Today is the official start of the Arizona Monsoon Season. In years past, humidity levels and wind direction determined the start, but in order to focus on the dangers Mother Nature brings this time of year, and to help us be prepared, the official start is now declared as June 15th.
Wind and rain storms are coming and we can help you keep safe and dry with rain gear, tarps, sand bags and erosion control products such as straw wattles, silt fence and jute mesh.
One thing we can’t protect you from is lightning. The Maricopa County Cooperative Extension Service posts the following Lightning Safety Rules:
When the weather forecast calls for thundershowers or thunderstorms, take it seriously. It means that lightning is possible. Lightning kills 125 people on the average each year in the United States and injures over 500. This makes it one of the most dangerous weather events in terms of lives lost.
Follow these lightning safety rules and it may save your life.
- When thunderstorms are forecast, keep an eye on the sky and when a thunderstorm threatens, stay indoors or in an automobile (not a convertible).
- Do not use the telephone except for emergencies.
- If you are caught outside, avoid tall, isolated trees and utility poles. Avoid projecting above the landscape; don't stand on a hilltop. In a forest seek shelter in a low area under a thick growth of small trees. In open areas go to a low place such as a ravine or valley.
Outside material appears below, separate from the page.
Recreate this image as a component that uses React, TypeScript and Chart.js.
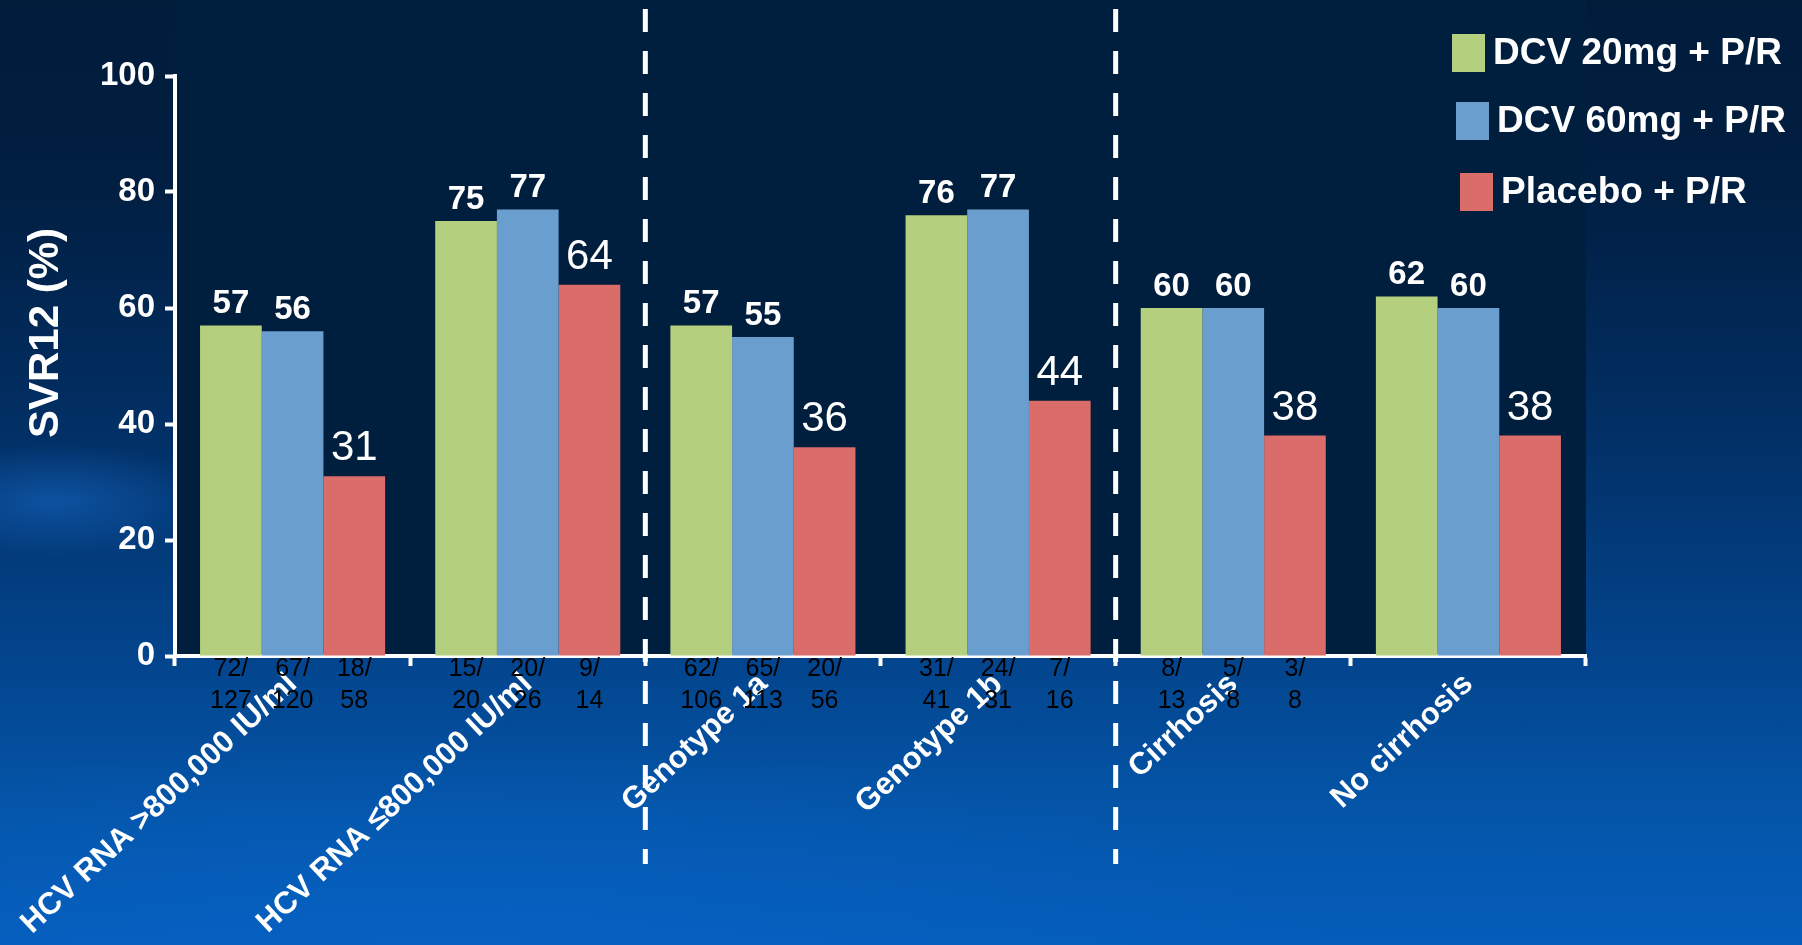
import React, { useEffect, useRef } from "react";
import { Chart, registerables } from "chart.js";

Chart.register(...registerables);

const FONT = '"Liberation Sans", Arial, Helvetica, sans-serif';

const categories = [
  "HCV RNA >800,000 IU/ml",
  "HCV RNA ≤800,000 IU/ml",
  "Genotype 1a",
  "Genotype 1b",
  "Cirrhosis",
  "No cirrhosis",
];
const seriesLabels = ["DCV 20mg + P/R", "DCV 60mg + P/R", "Placebo + P/R"];
const seriesColors = ["#B4D07E", "#6A9ECF", "#DA6C6A"];
const dcv20 = [57, 75, 57, 76, 60, 62];
const dcv60 = [56, 77, 55, 77, 60, 60];
const placebo = [31, 64, 36, 44, 38, 38];
const counts20 = [["72/", "127"], ["15/", "20"], ["62/", "106"], ["31/", "41"], ["8/", "13"], ["", ""]];
const counts60 = [["67/", "120"], ["20/", "26"], ["65/", "113"], ["24/", "31"], ["5/", "8"], ["", ""]];
const countsPbo = [["18/", "58"], ["9/", "14"], ["20/", "56"], ["7/", "16"], ["3/", "8"], ["", ""]];
const yTickValues = [0, 20, 40, 60, 80, 100];
const yTitle = "SVR12 (%)";
const dividerAfter = [1, 3];

const allCounts = [counts20, counts60, countsPbo];

const bgPlugin = {
  id: "plotBg",
  beforeDraw(chart: any) {
    const { ctx, chartArea } = chart;
    ctx.save();
    ctx.fillStyle = "#001E3E";
    ctx.fillRect(chartArea.left, 0, chartArea.right - chartArea.left, chartArea.bottom);
    ctx.restore();
  },
};

const labelsPlugin = {
  id: "barLabels",
  afterDatasetsDraw(chart: any) {
    const { ctx, chartArea, scales } = chart;
    ctx.save();
    chart.data.datasets.forEach((ds: any, di: number) => {
      const meta = chart.getDatasetMeta(di);
      meta.data.forEach((bar: any, i: number) => {
        const v = ds.data[i];
        ctx.fillStyle = "#FFFFFF";
        ctx.textAlign = "center";
        ctx.textBaseline = "alphabetic";
        if (di === 2) {
          ctx.font = `42px ${FONT}`;
          ctx.fillText(String(v), bar.x, bar.y - 16);
        } else {
          ctx.font = `bold 33px ${FONT}`;
          ctx.fillText(String(v), bar.x, bar.y - 12);
        }
        const c = allCounts[di][i];
        ctx.fillStyle = "#000000";
        ctx.font = `25px ${FONT}`;
        ctx.textBaseline = "middle";
        ctx.fillText(c[0], bar.x, chartArea.bottom + 13);
        ctx.fillText(c[1], bar.x, chartArea.bottom + 45);
      });
    });
    // dashed separators
    const xs = scales.x;
    ctx.strokeStyle = "#FFFFFF";
    ctx.lineWidth = 5;
    ctx.setLineDash([23, 19]);
    dividerAfter.forEach((idx) => {
      const x = (xs.getPixelForValue(idx) + xs.getPixelForValue(idx + 1)) / 2;
      ctx.beginPath();
      ctx.moveTo(x, chartArea.top - 67);
      ctx.lineTo(x, chart.height - 81);
      ctx.stroke();
    });
    ctx.restore();
  },
  afterDraw(chart: any) {
    const { ctx } = chart;
    ctx.save();
    // y title
    ctx.translate(46, 333);
    ctx.rotate(-Math.PI / 2);
    ctx.fillStyle = "#FFFFFF";
    ctx.font = `bold 42px ${FONT}`;
    ctx.textAlign = "center";
    ctx.textBaseline = "middle";
    ctx.fillText(yTitle, 0, 0);
    ctx.restore();
    // legend
    ctx.save();
    const rows = [53, 121, 192];
    chart.data.datasets.forEach((ds: any, i: number) => {
      const sx = 1452 + i * 4;
      const cy = rows[i];
      ctx.fillStyle = ds.backgroundColor;
      ctx.fillRect(sx, cy - 19, 33, 38);
      ctx.fillStyle = "#FFFFFF";
      ctx.font = `bold 37px ${FONT}`;
      ctx.textAlign = "left";
      ctx.textBaseline = "middle";
      ctx.fillText(ds.label, sx + 41, cy + 1);
    });
    ctx.restore();
  },
};

export default function App() {
  const ref = useRef<HTMLCanvasElement>(null);
  useEffect(() => {
    document.body.style.margin = "0";
    const datasets = [dcv20, dcv60, placebo].map((d, i) => ({
      label: seriesLabels[i],
      data: d,
      backgroundColor: seriesColors[i],
      borderWidth: 0,
      categoryPercentage: 0.787,
      barPercentage: 1.0,
    }));
    const chart = new Chart(ref.current as HTMLCanvasElement, {
      type: "bar",
      data: { labels: categories, datasets },
      options: {
        responsive: false,
        animation: false,
        devicePixelRatio: 1,
        layout: { padding: { top: 76, right: 216, left: 0, bottom: 0 } },
        plugins: { legend: { display: false }, tooltip: { enabled: false } },
        scales: {
          x: {
            offset: true,
            grid: {
              offset: true,
              drawOnChartArea: false,
              drawTicks: true,
              tickLength: 10,
              tickWidth: 4,
              tickColor: "#FFFFFF",
            },
            border: { display: true, color: "#FFFFFF", width: 4 },
            ticks: {
              color: "#FFFFFF",
              font: { family: FONT, weight: "bold", size: 31 },
              minRotation: 43,
              maxRotation: 43,
              autoSkip: false,
              padding: 0,
            },
            afterFit: (s: any) => {
              s.height = 945 - 656;
              s.paddingLeft = 0;
              s.paddingRight = 0;
            },
          },
          y: {
            min: 0,
            max: 100,
            afterBuildTicks: (s: any) => {
              s.ticks = yTickValues.map((v) => ({ value: v }));
            },
            grid: {
              drawOnChartArea: false,
              drawTicks: true,
              tickLength: 10,
              tickWidth: 4,
              tickColor: "#FFFFFF",
            },
            border: { display: true, color: "#FFFFFF", width: 4 },
            ticks: {
              color: "#FFFFFF",
              font: { family: FONT, weight: "bold", size: 33 },
              padding: 10,
            },
            afterFit: (s: any) => {
              s.width = 175;
              s.paddingTop = 0;
              s.paddingBottom = 0;
            },
          },
        },
      } as any,
      plugins: [bgPlugin, labelsPlugin],
    });
    return () => chart.destroy();
  }, []);
  return (
    <div
      style={{
        position: "absolute",
        left: 0,
        top: 0,
        width: 1802,
        height: 945,
        overflow: "hidden",
        background:
          "radial-gradient(ellipse 70% 30% at 25% 100%, rgba(8,100,200,0.55), rgba(8,100,200,0) 70%), radial-gradient(ellipse 9% 6% at 3% 53%, rgba(20,100,190,0.6), rgba(20,100,190,0) 100%), linear-gradient(180deg, #011c3b 0%, #011f42 20%, #022d60 42%, #03438a 68%, #0455a9 86%, #055dba 100%)",
      }}
    >
      <canvas ref={ref} width={1802} height={945} style={{ display: "block", width: 1802, height: 945 }} />
    </div>
  );
}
- Get off and away from open water. Avoid tractors, farm equipment, motorcycles, golf carts and other metal vehicles. Avoid lines, wire fences, metal pipes and railings. Put down golf clubs. If you are in a group in the open stay several yards apart.
- If you are caught in an open area far from shelter, and you feel your hair stand on end, lightning may be about to strike you. Drop to your knees and bend forward putting your hands on your knees. DO NOT lie flat on the ground.
Persons struck by lightning receive a severe electrical shock and burns, but they carry no electrical charge. Handling the victim will cause you no harm. Prompt action can revive someone "killed". When a group has been struck, treat the "apparently dead" first.
The American Red Cross says that if a victim is not breathing, give mouth-to-mouth resuscitation until medical help arrives. If the victim is not breathing and has no pulse, the properly trained should administer cardiopulmonary resuscitation (CPR).
Victims who appear stunned or otherwise unhurt may also need attention. Check for burns especially at fingers and toes and next to buckles and jewelry.
Be ready for the storms, and stay safe out there!